Ta-Nehisi Coates - Ta-Nehisi Coates is a senior editor for The Atlantic, where he writes about culture, politics, and social issues for TheAtlantic.com and the magazine. He is the author of the memoir The Beautiful Struggle. More

Born in 1975, the product of two beautiful parents. Raised in West Baltimore—not quite The Wire, but sometimes ill all the same. Studied at the Mecca for some years in the mid-’90s. Emerged with a purpose, if not a degree. Slowly migrated up the East Coast with a baby and my beloved, until I reached the shores of Harlem. Wrote some stuff along the way.

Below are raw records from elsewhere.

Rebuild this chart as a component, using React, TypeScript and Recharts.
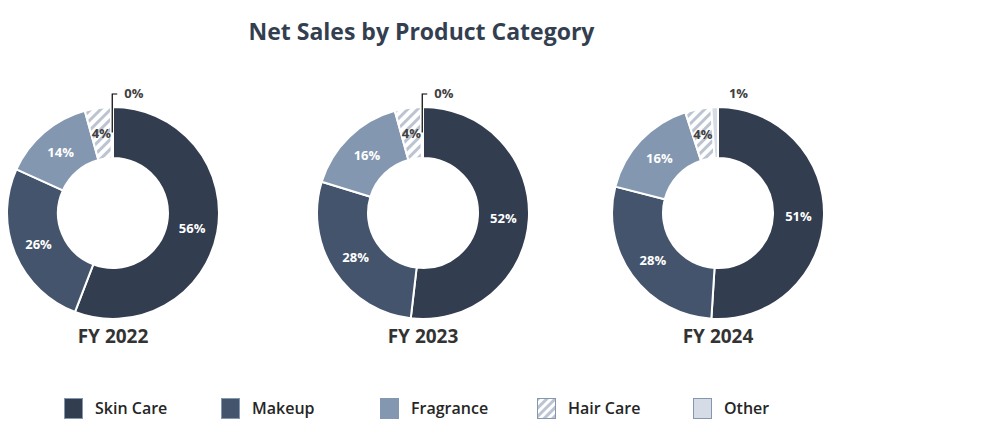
import React from 'react';
import { PieChart, Pie, Cell } from 'recharts';

// Net sales share (%) by category, order: Skin Care, Makeup, Fragrance, Hair Care, Other
const categories = ['Skin Care', 'Makeup', 'Fragrance', 'Hair Care', 'Other'];
const fy2022 = [56, 26, 14, 4, 0.3];
const fy2023 = [52, 28, 16, 4, 0.3];
const fy2024 = [51, 28, 16, 4, 1];
const years = ['FY 2022', 'FY 2023', 'FY 2024'];

const colors = ['#333d50', '#44546c', '#8497b0', 'url(#hairHatch)', '#d6dce5'];
const labelColors = ['#ffffff', '#ffffff', '#ffffff', '#404040', '#404040'];

const FONT = '"Open Sans", "Noto Sans", sans-serif';
const RADIAN = Math.PI / 180;

const toData = (vals: number[]) => categories.map((name, i) => ({ name, value: vals[i] }));

const renderLabel = (props: any) => {
  const { cx, cy, midAngle, innerRadius, outerRadius, value, index } = props;
  const text = `${Math.round(value)}%`;
  const r = (innerRadius + outerRadius) / 2;
  const x = cx + r * Math.cos(-midAngle * RADIAN);
  const y = cy + r * Math.sin(-midAngle * RADIAN);
  if (index === 4) {
    // small "Other" slice: label above the ring
    const ty = cy - outerRadius - 13;
    if (value < 0.5) {
      return (
        <g>
          <polyline points={`${x},${y} ${x},${ty} ${x + 5},${ty}`} fill="none" stroke="#000" strokeWidth={1.2} />
          <text x={x + 12} y={ty} dy={4} fontFamily={FONT} fontWeight={700} fontSize={13} fill="#404040">{text}</text>
        </g>
      );
    }
    return (
      <text x={x + 23} y={ty} dy={4} textAnchor="middle" fontFamily={FONT} fontWeight={700} fontSize={13} fill="#404040">{text}</text>
    );
  }
  return (
    <text x={x} y={y} dy={5} textAnchor="middle" fontFamily={FONT} fontWeight={700} fontSize={13} fill={labelColors[index]}>
      {text}
    </text>
  );
};

const pies = [
  { data: toData(fy2022), cx: 113 },
  { data: toData(fy2023), cx: 423 },
  { data: toData(fy2024), cx: 718 },
];

const Swatch = ({ i }: { i: number }) => (
  <svg width={19} height={21} style={{ display: 'block' }}>
    <defs>
      <pattern id={`legHatch${i}`} width={6} height={6} patternUnits="userSpaceOnUse" patternTransform="rotate(45)">
        <rect width={6} height={6} fill="#ffffff" />
        <rect width={3} height={6} fill="#bcc4d2" />
      </pattern>
    </defs>
    <rect x={0.5} y={0.5} width={18} height={20}
      fill={i === 3 ? `url(#legHatch${i})` : colors[i]} stroke="#8497b0" strokeWidth={1} />
  </svg>
);

const legendX = [64, 221, 380, 537, 693];

export default function App() {
  return (
    <div style={{ position: 'absolute', left: 0, top: 0, width: 981, height: 436, background: '#fff', fontFamily: FONT }}>
      <div style={{ position: 'absolute', left: 0, width: 843, top: 15, textAlign: 'center', fontSize: 23, fontWeight: 700, color: '#333f50' }}>
        Net Sales by Product Category
      </div>
      <PieChart width={981} height={436} margin={{ top: 0, right: 0, bottom: 0, left: 0 }}>
        <defs>
          <pattern id="hairHatch" width={7} height={7} patternUnits="userSpaceOnUse" patternTransform="rotate(45)">
            <rect width={7} height={7} fill="#ffffff" />
            <rect width={3} height={7} fill="#bcc4d2" />
          </pattern>
        </defs>
        {pies.map((p, k) => (
          <Pie
            key={k}
            data={p.data}
            dataKey="value"
            nameKey="name"
            cx={p.cx}
            cy={213}
            innerRadius={55}
            outerRadius={106}
            startAngle={90}
            endAngle={-270}
            stroke="#ffffff"
            strokeWidth={2}
            labelLine={false}
            label={renderLabel}
            isAnimationActive={false}
          >
            {p.data.map((d, i) => (
              <Cell key={d.name} fill={colors[i]} />
            ))}
          </Pie>
        ))}
      </PieChart>
      {years.map((y, k) => (
        <div key={y} style={{ position: 'absolute', left: pies[k].cx - 80, width: 160, top: 323, textAlign: 'center', fontSize: 19, fontWeight: 700, color: '#333333' }}>
          {y}
        </div>
      ))}
      {categories.map((c, i) => (
        <div key={c} style={{ position: 'absolute', left: legendX[i], top: 397, display: 'flex', alignItems: 'center' }}>
          <Swatch i={i} />
          <span style={{ marginLeft: 12, fontSize: 16, fontWeight: 600, color: '#262626' }}>{c}</span>
        </div>
      ))}
    </div>
  );
}
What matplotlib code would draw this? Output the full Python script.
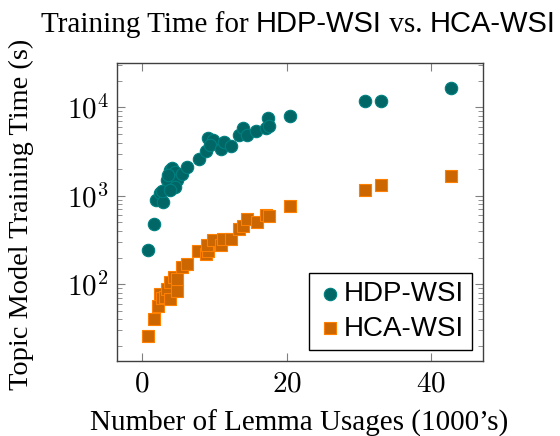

Occassionally, I do this thing...

By Ta-Nehisi Coates
Aug 7 2008, 1:47 PM ET Comment

...where I pull out a comment and respond to it with another post. Should I disagree with the comment, I don't want people to feel like I'm putting them on blast. I greatly greatly value the opinions on this blog even the ones (probably especially the ones) that don't cohere with mine. Anyway, this is commenter ewk elaborating on white resentment:

1. Resentment about AA doesn't require beneficiaries. The very PRINCIPLE that some people get a benefit because of their race is offensive to those raised to believe that there shouldn't be any. It is very likely that people who have benefited from AA could help show its value... but absent the good testimonies of the benefited, it seems like a principle designed to perpetuate racial unfairness.

2. As a white person, I have never seen, nor would I tolerate, racist treatment of a black person in my presence. Yet as a white person I have been a victim of race based discrimination by black people on more than one occasion. White resentment, whatever else it may be, has something to do with the fact that whites aren't included in the same code that we are expected to defend.

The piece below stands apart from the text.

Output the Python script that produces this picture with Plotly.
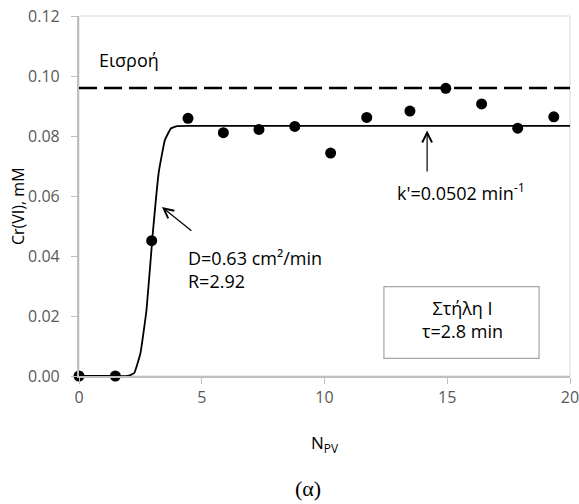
import plotly.graph_objects as go

# Measured data
npv = [0.0, 1.48, 2.96, 4.44, 5.88, 7.33, 8.79, 10.25, 11.72, 13.48, 14.94, 16.40, 17.87, 19.34]
cr = [0.0, 0.0, 0.0451, 0.0859, 0.0811, 0.0822, 0.0832, 0.0743, 0.0862, 0.0883, 0.0959, 0.0907, 0.0826, 0.0864]

# Model curve
model_x = [0.0, 0.5, 1.0, 1.5, 2.0, 2.25, 2.5, 2.75, 3.0, 3.25, 3.5, 3.75, 4.0, 4.5, 5, 6, 8, 10, 12, 14, 16, 18, 20]
model_y = [0.0, 0.0, 0.0, 0.0, 0.0, 0.0010, 0.0075, 0.022, 0.047, 0.068, 0.0787, 0.0826, 0.0833, 0.0834,
           0.0834, 0.0834, 0.0834, 0.0834, 0.0834, 0.0834, 0.0834, 0.0834, 0.0834]

# Inflow concentration
inflow_x = [0, 20]
inflow_y = [0.096, 0.096]

x_ticks = [0, 5, 10, 15, 20]
y_ticks = [0.00, 0.02, 0.04, 0.06, 0.08, 0.10, 0.12]
y_tick_text = ["0.00", "0.02", "0.04", "0.06", "0.08", "0.10", "0.12"]

FONT = "Open Sans"
FS_TICK = 16
FS = 18

fig = go.Figure()
fig.add_trace(go.Scatter(x=inflow_x, y=inflow_y, mode="lines",
                         line=dict(color="black", width=2.5, dash="18px,7px"), showlegend=False))
fig.add_trace(go.Scatter(x=model_x, y=model_y, mode="lines",
                         line=dict(color="black", width=1.8, shape="spline", smoothing=0.3), showlegend=False))
fig.add_trace(go.Scatter(x=npv, y=cr, mode="markers",
                         marker=dict(color="black", size=11), showlegend=False, cliponaxis=False))

fig.update_layout(
    width=579, height=504,
    margin=dict(l=79, r=9, t=16, b=128),
    paper_bgcolor="white", plot_bgcolor="white",
    font=dict(family=FONT, color="black"),
    showlegend=False,
)
fig.update_xaxes(range=[0, 20], tickvals=x_ticks, ticks="outside", ticklen=6, tickcolor="#bfbfbf",
                 showgrid=False, zeroline=False, showline=True, linecolor="#bfbfbf", linewidth=1.5,
                 mirror=False, automargin=False, ticklabeloverflow="allow",
                 tickfont=dict(size=FS_TICK, color="#595959", family=FONT))
fig.update_yaxes(range=[0, 0.12], tickvals=y_ticks,
                 ticktext=[t + "\u00a0\u00a0" for t in y_tick_text], ticks="outside", ticklen=6,
                 tickcolor="#bfbfbf", showgrid=False, zeroline=False, showline=True, linecolor="#bfbfbf",
                 linewidth=1.5, automargin=False, ticklabeloverflow="allow",
                 tickfont=dict(size=FS_TICK, color="#595959", family=FONT))

# Plot-area frame (top and right)
fig.add_shape(type="rect", xref="paper", yref="paper", x0=0, x1=1, y0=0, y1=1,
              line=dict(color="#d9d9d9", width=1), layer="below")

# Parameter box
fig.add_shape(type="rect", xref="x", yref="y", x0=12.42, x1=18.74, y0=0.0059, y1=0.0298,
              line=dict(color="#a6a6a6", width=1.2), fillcolor="white")

fig.add_annotation(xref="paper", yref="paper", x=(129 - 79) / 491, y=(376 - 60) / 360,
                   text="Εισροή", showarrow=False, xanchor="center", yanchor="middle",
                   font=dict(size=FS, color="black"))
# D arrow
fig.add_annotation(xref="x", yref="y", x=3.38, y=0.0563, ax=4.64, ay=0.048, axref="x", ayref="y",
                   text="", showarrow=True, arrowhead=5, arrowsize=1.6, arrowwidth=1.2, arrowcolor="black")
fig.add_annotation(xref="x", yref="y", x=(186 - 79) / 24.55, y=(376 - 269) / 3000,
                   text="D=0.63 cm²/min<br>R=2.92", showarrow=False, align="left",
                   xanchor="left", yanchor="middle", font=dict(size=FS, color="black"))
# k' arrow
fig.add_annotation(xref="x", yref="y", x=14.18, y=0.0818, ax=14.18, ay=0.0677, axref="x", ayref="y",
                   text="", showarrow=True, arrowhead=5, arrowsize=1.6, arrowwidth=1.2, arrowcolor="black")
fig.add_annotation(xref="x", yref="y", x=(460.5 - 79) / 24.55, y=(376 - 192) / 3000,
                   text="k'=0.0502 min<sup>-1</sup>", showarrow=False, xanchor="center", yanchor="middle",
                   font=dict(size=FS, color="black"))
# Box text
fig.add_annotation(xref="x", yref="y", x=(462 - 79) / 24.55, y=(376 - 319) / 3000,
                   text="Στήλη I<br>τ=2.8 min", showarrow=False, xanchor="center", yanchor="middle",
                   font=dict(size=FS, color="black"))
# Axis titles
fig.add_annotation(xref="paper", yref="paper", x=(325 - 79) / 491, y=(376 - 443) / 360,
                   text="N<sub>PV</sub>", showarrow=False, xanchor="center", yanchor="middle",
                   font=dict(size=17, color="black"))
fig.add_annotation(xref="paper", yref="paper", x=(18 - 79) / 491, y=(376 - 206) / 360,
                   text="Cr(VI), mM", showarrow=False, textangle=-90, xanchor="center", yanchor="middle",
                   font=dict(size=16, color="black"))
fig.add_annotation(xref="paper", yref="paper", x=(308 - 79) / 491, y=(376 - 488) / 360,
                   text="(α)", showarrow=False, xanchor="center", yanchor="middle",
                   font=dict(size=22, color="black", family="Liberation Serif"))

fig.write_html("out.html", config={"displayModeBar": False},
               post_script="document.body.style.margin='0';")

3. Lastly, white resentment also crops up in responsibility and blame. With the recent news of AIDS rates in the black community we are reminded by the media that the cause of the problem is lack of health care services and education. Just as Ta-Nehisi said some months ago about "the cringe" in the black community at the killing of a white college girl by a black man, there is a white cringe - we aren't providing enough health care and education to help minorities. White cringe happens with a failure to help all minorities; black, asian, the poor, women, immigrants... white people believe they are supposed to do something about it. Sometimes though, we don't think its our responsibility, or our fault. Therefore, resentment.
I appreciate the first two points, but I think the third highlights a piece of especially problematic thinking. We can debate about whether more health care and education will work. But the idea that these sorts of social programs are a gift from whites do to blacks proceeds from a truly frightening premise--that no taxable black citizenry exists. In fact, most black people are not poor. One could take this further and point out that we're all Americans, and that really such programs are just an investment in our collective future. Those high AIDS rates may get poor blacks first, but it's coming around. They'll be hitting the emergency rooms sooner or later.